━━━ Data rows ━━━

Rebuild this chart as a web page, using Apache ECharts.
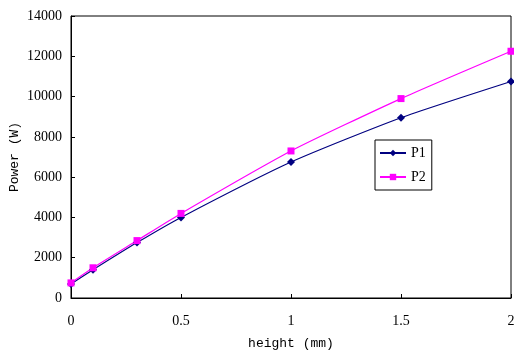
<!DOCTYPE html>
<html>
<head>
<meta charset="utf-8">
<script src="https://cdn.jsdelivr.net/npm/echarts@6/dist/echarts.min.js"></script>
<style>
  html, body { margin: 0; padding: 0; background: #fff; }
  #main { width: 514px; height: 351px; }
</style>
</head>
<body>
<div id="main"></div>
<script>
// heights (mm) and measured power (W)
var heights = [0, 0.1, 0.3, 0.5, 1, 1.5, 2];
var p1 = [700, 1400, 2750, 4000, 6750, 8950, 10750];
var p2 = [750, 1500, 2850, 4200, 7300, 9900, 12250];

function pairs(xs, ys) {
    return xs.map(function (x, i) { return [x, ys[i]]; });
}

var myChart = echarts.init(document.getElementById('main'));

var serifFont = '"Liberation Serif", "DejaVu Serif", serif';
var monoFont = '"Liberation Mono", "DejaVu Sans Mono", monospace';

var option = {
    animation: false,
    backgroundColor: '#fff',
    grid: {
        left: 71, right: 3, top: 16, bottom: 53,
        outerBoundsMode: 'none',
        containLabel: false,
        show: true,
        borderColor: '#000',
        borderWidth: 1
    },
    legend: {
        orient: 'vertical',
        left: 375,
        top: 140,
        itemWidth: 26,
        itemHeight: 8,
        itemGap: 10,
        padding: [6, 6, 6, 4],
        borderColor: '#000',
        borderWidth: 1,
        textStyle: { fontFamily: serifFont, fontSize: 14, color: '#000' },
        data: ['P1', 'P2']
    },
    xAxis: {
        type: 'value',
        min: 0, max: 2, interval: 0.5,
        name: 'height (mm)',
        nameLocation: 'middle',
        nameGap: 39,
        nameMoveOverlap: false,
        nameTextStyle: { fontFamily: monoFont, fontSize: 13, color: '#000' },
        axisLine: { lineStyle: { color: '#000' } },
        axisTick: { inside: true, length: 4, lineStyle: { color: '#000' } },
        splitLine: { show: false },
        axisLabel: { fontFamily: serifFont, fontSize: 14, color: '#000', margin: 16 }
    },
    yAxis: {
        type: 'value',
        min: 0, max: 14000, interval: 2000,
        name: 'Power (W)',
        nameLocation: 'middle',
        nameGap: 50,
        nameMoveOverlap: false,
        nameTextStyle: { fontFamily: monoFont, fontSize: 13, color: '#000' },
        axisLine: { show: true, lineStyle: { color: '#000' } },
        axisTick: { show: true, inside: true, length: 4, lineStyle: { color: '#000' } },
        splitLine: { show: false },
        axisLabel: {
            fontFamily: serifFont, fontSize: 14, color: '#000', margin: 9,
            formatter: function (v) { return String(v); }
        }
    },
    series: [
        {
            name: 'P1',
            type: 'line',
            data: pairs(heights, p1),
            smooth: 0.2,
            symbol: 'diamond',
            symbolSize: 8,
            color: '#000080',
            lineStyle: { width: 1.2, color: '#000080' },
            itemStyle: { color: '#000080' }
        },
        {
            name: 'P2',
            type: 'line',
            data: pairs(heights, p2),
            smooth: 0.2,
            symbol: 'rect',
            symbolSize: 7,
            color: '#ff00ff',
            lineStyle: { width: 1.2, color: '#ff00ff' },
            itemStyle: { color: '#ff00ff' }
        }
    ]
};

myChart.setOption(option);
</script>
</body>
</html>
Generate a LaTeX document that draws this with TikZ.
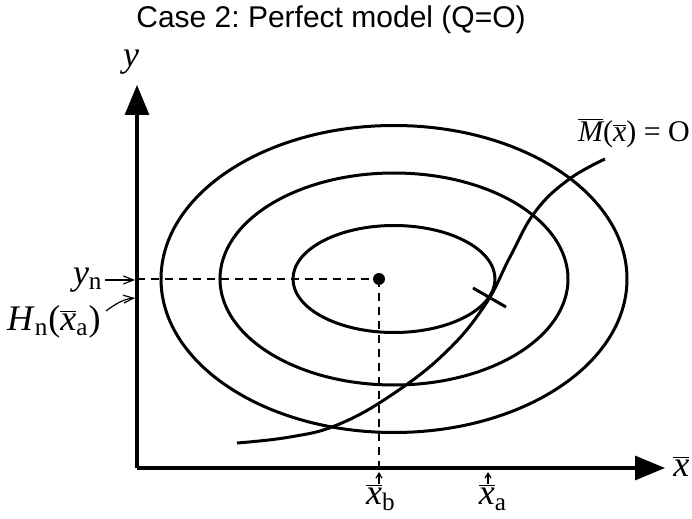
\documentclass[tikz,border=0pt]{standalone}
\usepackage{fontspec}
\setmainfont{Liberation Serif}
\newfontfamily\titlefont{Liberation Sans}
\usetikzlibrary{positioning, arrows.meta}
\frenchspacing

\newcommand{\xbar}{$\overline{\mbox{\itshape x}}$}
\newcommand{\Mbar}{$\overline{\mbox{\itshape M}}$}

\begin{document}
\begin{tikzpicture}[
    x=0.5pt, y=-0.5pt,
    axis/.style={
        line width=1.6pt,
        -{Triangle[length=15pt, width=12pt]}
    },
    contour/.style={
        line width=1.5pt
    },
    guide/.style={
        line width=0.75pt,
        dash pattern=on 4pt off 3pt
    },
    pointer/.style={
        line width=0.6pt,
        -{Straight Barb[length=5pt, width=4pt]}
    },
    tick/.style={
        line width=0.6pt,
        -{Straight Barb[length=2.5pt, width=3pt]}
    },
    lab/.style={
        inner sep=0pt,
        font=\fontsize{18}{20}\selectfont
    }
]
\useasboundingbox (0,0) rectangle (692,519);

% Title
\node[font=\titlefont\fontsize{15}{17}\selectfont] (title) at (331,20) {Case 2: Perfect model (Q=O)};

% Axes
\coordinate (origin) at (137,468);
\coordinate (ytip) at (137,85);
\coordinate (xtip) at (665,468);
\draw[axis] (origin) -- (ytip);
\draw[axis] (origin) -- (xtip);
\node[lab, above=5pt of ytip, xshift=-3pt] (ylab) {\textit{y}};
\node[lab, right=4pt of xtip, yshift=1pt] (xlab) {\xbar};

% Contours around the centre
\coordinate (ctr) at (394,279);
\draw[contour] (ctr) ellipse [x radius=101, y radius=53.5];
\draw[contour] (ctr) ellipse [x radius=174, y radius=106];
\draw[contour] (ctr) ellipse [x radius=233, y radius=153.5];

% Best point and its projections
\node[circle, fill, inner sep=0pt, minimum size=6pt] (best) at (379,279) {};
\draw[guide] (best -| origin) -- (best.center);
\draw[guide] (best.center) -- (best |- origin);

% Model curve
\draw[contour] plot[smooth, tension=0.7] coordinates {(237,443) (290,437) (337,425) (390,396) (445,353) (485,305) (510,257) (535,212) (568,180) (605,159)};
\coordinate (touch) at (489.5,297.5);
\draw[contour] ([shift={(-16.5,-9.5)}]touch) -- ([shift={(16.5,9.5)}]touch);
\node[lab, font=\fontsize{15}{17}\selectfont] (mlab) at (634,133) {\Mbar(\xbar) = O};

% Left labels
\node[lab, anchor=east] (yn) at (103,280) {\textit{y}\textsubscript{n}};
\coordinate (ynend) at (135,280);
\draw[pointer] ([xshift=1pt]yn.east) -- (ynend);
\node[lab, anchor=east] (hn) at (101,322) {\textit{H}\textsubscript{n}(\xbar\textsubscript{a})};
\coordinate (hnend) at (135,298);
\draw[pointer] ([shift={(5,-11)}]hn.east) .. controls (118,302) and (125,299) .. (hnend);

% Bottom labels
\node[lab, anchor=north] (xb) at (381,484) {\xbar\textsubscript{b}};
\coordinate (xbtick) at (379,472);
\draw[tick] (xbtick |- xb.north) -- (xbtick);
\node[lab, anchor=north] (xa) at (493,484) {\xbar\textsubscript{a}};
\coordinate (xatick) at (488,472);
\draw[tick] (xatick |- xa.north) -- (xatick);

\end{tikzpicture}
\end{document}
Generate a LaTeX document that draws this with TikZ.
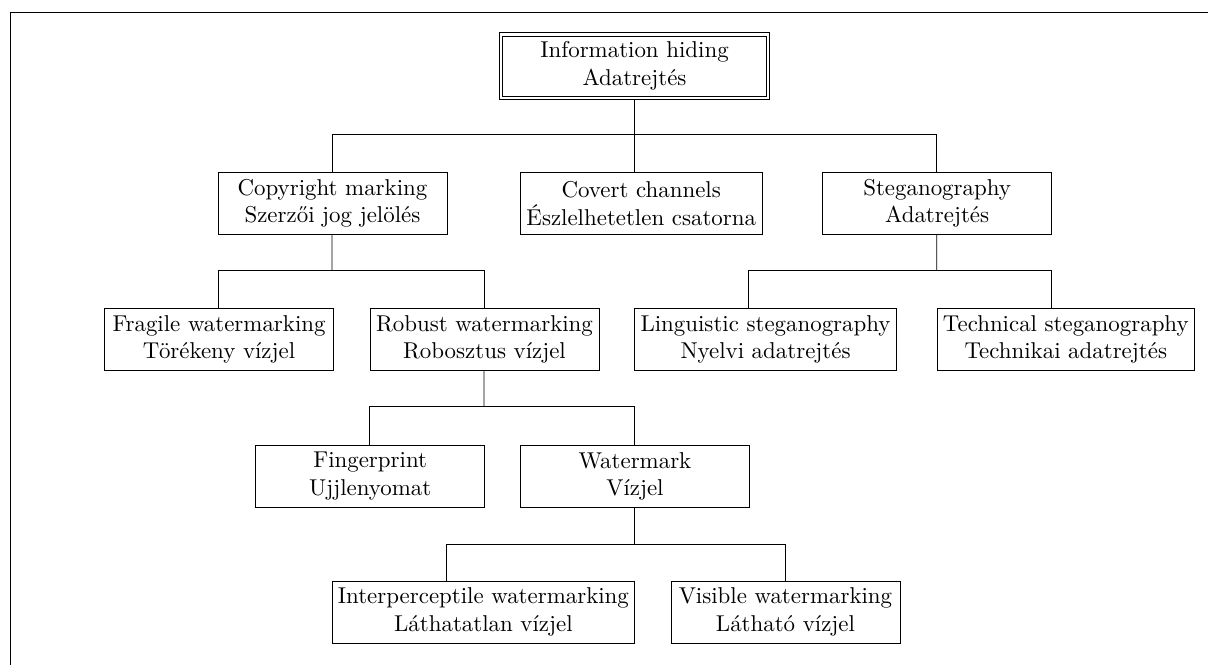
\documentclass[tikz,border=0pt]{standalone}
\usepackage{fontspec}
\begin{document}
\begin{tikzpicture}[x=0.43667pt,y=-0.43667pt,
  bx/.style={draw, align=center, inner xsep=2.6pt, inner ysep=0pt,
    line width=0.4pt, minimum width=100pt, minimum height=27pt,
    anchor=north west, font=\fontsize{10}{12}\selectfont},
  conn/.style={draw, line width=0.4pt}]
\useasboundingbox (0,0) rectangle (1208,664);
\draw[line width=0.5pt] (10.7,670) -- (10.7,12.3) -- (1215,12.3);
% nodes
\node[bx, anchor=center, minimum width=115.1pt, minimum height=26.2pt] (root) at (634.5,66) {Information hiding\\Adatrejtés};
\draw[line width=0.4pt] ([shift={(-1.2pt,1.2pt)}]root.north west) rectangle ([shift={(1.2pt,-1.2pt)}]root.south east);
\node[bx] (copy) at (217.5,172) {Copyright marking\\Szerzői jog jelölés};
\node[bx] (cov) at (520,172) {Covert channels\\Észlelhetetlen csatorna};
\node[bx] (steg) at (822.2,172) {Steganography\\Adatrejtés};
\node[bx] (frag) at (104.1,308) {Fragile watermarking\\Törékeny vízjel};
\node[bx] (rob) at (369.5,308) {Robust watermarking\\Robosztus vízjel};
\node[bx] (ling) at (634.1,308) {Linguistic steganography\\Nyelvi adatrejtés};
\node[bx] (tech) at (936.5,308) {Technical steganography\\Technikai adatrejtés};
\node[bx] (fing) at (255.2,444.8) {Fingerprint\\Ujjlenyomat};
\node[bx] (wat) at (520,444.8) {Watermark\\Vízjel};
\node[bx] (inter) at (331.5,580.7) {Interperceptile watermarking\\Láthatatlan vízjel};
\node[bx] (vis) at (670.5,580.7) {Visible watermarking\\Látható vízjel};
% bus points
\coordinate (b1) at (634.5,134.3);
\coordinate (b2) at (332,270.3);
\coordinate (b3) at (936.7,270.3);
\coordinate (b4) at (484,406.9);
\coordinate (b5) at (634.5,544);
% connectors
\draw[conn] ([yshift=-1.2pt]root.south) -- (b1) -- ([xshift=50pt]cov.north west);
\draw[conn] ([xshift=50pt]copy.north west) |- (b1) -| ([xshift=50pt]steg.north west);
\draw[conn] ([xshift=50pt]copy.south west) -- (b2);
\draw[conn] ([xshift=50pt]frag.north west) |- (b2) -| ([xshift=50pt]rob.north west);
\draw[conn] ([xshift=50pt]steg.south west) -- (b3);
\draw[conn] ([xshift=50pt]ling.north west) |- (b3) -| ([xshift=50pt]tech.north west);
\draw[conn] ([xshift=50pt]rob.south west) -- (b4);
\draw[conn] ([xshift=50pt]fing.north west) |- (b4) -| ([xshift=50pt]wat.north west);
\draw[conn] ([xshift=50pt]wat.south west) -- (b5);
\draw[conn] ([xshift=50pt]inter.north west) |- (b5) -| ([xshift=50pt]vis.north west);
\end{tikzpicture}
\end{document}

━━━

The request —
Only the lines from the start of the entries above to the line containing "var myChart = echarts.init(document.getElementById('main'));" are to be given again, exactly and with both ends included; pictures are excluded.

Solution to this problem —
Rebuild this chart as a web page, using Apache ECharts.
<!DOCTYPE html>
<html>
<head>
<meta charset="utf-8">
<script src="https://cdn.jsdelivr.net/npm/echarts@6/dist/echarts.min.js"></script>
<style>
  html, body { margin: 0; padding: 0; background: #fff; }
  #main { width: 514px; height: 351px; }
</style>
</head>
<body>
<div id="main"></div>
<script>
// heights (mm) and measured power (W)
var heights = [0, 0.1, 0.3, 0.5, 1, 1.5, 2];
var p1 = [700, 1400, 2750, 4000, 6750, 8950, 10750];
var p2 = [750, 1500, 2850, 4200, 7300, 9900, 12250];

function pairs(xs, ys) {
    return xs.map(function (x, i) { return [x, ys[i]]; });
}

var myChart = echarts.init(document.getElementById('main'));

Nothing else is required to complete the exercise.